Recent explosions have added to the growing sense of paranoia within Iran, with the regime fearing it will be the target of a surprise military strike by Israel or the US…
Ayatollah Ali Khamenei, Iran’s spiritual leader, issued a directive to the heads of all the country’s military, intelligence and security organisations to take all necessary measures to protect the regime.
Gen Jaafari responded to this directive by ordering Revolutionary Guards units to redistribute Iran’s arsenal of long-range Shahab missiles to secret sites around the country where they would be safe from enemy attack and could be used to launch retaliatory attacks.
In addition, the Iranian air force has formed a number of “rapid reaction units”, which have been carrying out extensive exercises to practice a response to an enemy air attack.
I’m in the unusual position here of wondering if, for once, their paranoia is justified. If you missed the NYT story in Headlines this morning about that mysterious boom at an Iranian missile base a few weeks ago, read it now. So massive was the explosion, allegedly, that “the base was almost completely leveled in the blast.” And these weren’t just any missiles: They were solid-fuel.
Missiles powered by solid fuels rather than liquids have no need for trucks to fill them with volatile fluids, and can be fired on short notice, making them hard for other nations to destroy before they are launched. That would add to Iran’s ability to protect its nuclear sites from an Israeli strike — a subject of renewed debate in Israel in recent weeks — because Iran could threaten to retaliate before many of its missiles were struck. Solid-fuel missiles are also easier to hide. For those reasons, modern militaries rely on solid fuels for their deadliest missiles.
In other words, this is just the sort of thing you’d want to snuff before launching an attack.

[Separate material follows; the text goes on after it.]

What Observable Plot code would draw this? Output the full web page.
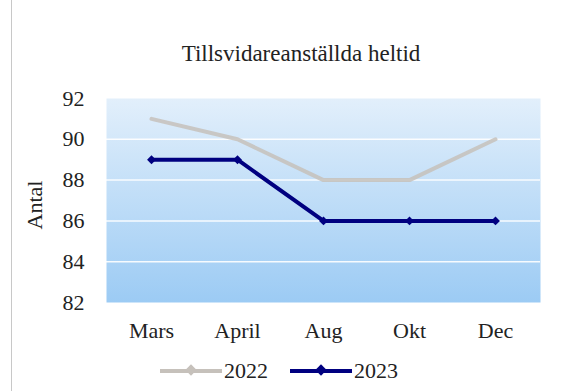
<!DOCTYPE html>
<html>
<head>
<meta charset="utf-8">
<script src="https://cdn.jsdelivr.net/npm/d3@7"></script>
<script src="https://cdn.jsdelivr.net/npm/@observablehq/plot@0.6"></script>
<style>
  html, body { margin: 0; padding: 0; background: #fff; }
  #wrap { position: relative; width: 564px; height: 391px; overflow: hidden; font-family: "Liberation Serif", "Times New Roman", Times, serif; }
  #title { position: absolute; left: 0; width: 602px; top: 41px; text-align: center; font-size: 23px; color: #222; }
  #edge { position: absolute; left: 11px; top: 0; width: 1px; height: 391px; background: #c8c8c8; }
  #ylab { position: absolute; left: 35px; top: 205px; transform: translate(-50%, -50%) rotate(-90deg); font-size: 22px; color: #222; white-space: nowrap; }
  #legend { position: absolute; top: 358px; left: 160px; font-size: 22px; color: #222; display: flex; align-items: center; }
  .sw { display: inline-block; width: 62px; height: 4px; position: relative; margin-right: 2px; }
  .sw i { position: absolute; left: 27px; top: -3px; width: 8px; height: 8px; transform: rotate(45deg); }
</style>
</head>
<body>
<div id="wrap">
  <div id="edge"></div>
  <div id="title">Tillsvidareanställda heltid</div>
  <div id="ylab">Antal</div>
  <div id="chart"></div>
  <div id="legend"></div>
</div>
<script>
const months = ["Mars", "April", "Aug", "Okt", "Dec"];
const values2022 = [91, 90, 88, 88, 90];
const values2023 = [89, 89, 86, 86, 86];
const yTicks = [82, 84, 86, 88, 90, 92];
const seriesNames = ["2022", "2023"];
const seriesColors = ["#c6c1bb", "#000080"];

const rows = [];
months.forEach((m, i) => {
  rows.push({month: m, value: values2022[i], series: "2022"});
  rows.push({month: m, value: values2023[i], series: "2023"});
});
const gridTicks = yTicks.filter(t => t > 82 && t < 92);

const plot = Plot.plot({
  width: 564,
  height: 391,
  marginLeft: 106,
  marginRight: 24,
  marginTop: 98,
  marginBottom: 89,
  style: {fontFamily: "'Liberation Serif', 'Times New Roman', Times, serif", fontSize: "22px", color: "#222", background: "transparent"},
  x: {type: "point", domain: months, padding: 0.5, label: null, tickSize: 0, tickPadding: 20},
  y: {domain: [82, 92], ticks: yTicks, label: null, tickSize: 0, tickPadding: 22},
  color: {domain: seriesNames, range: seriesColors},
  marks: [
    Plot.frame({fill: "url(#bgGrad)", stroke: null}),
    Plot.ruleY(gridTicks, {stroke: "#ffffff", strokeWidth: 1.5, strokeOpacity: 0.9}),
    Plot.line(rows.filter(d => d.series === "2022"), {x: "month", y: "value", stroke: "series", strokeWidth: 4, strokeOpacity: 0.85}),
    Plot.line(rows.filter(d => d.series === "2023"), {x: "month", y: "value", stroke: "series", strokeWidth: 4}),
    Plot.dot(rows.filter(d => d.series === "2023"), {x: "month", y: "value", fill: "series", symbol: "diamond2", r: 4, stroke: null})
  ]
});

const defs = d3.create("svg:defs");
const g = defs.append("linearGradient").attr("id", "bgGrad").attr("x1", 0).attr("y1", 0).attr("x2", 0).attr("y2", 1);
g.append("stop").attr("offset", "0%").attr("stop-color", "#e2effb");
g.append("stop").attr("offset", "100%").attr("stop-color", "#9ccbf4");
plot.insertBefore(defs.node(), plot.firstChild);
document.getElementById("chart").appendChild(plot);

const legend = document.getElementById("legend");
seriesNames.forEach((name, i) => {
  const item = document.createElement("span");
  item.style.display = "inline-flex";
  item.style.alignItems = "center";
  item.style.marginRight = "22px";
  const sw = document.createElement("span");
  sw.className = "sw";
  sw.style.background = seriesColors[i];
  const mk = document.createElement("i");
  mk.style.background = seriesColors[i];
  sw.appendChild(mk);
  item.appendChild(sw);
  const t = document.createElement("span");
  t.textContent = name;
  item.appendChild(t);
  legend.appendChild(item);
});
</script>
</body>
</html>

Coincidentally, the other mysterious explosion in Iran recently — in Isfahan, near one of their nuclear facilities — also allegedly hit the bullseye by damaging a storage unit of the uranium conversion plant there. Israeli intel officials told the Times of London that blast was no accident; U.S. officials told the NYT that the other blast at the missile base probably was an accident, caused by Iran’s mishandling of the solid-fuel components. On the one hand, it’s hard to believe the U.S. or Israel could sneak a bomb into the base so huge that it managed to level the entire compound. On the other hand, c’mon. An accident, at a top missile facility, just as tensions are peaking? Nobody gets that lucky.
The other cause for justifiable Iranian paranoia is the fact that one of our most secret drones was either shot down or crashed there near the border with Afghanistan. And yes, it is a fact, not propaganda: Senior U.S. officials and military officials confirm that the drone’s in Iranian hands. This isn’t an attack model but a surveillance model, one so stealthy that the White House used it to watch Bin Laden’s compound deep inside Pakistan and unbeknownst to ISI. The bad news is, China’s own drone program should get a quickie boost once Iran starts sharing technological secrets gleaned from the crashed model. The good news is, according to Danger Room, the drone is already outdated thanks to “systems now moving into an operational role [that] are scores of times more effective than the [RQ-170] Sentinel’s full-motion video.” Not an intel coup, in other words, but its mere presence over Iran is one more reason for them to be on edge.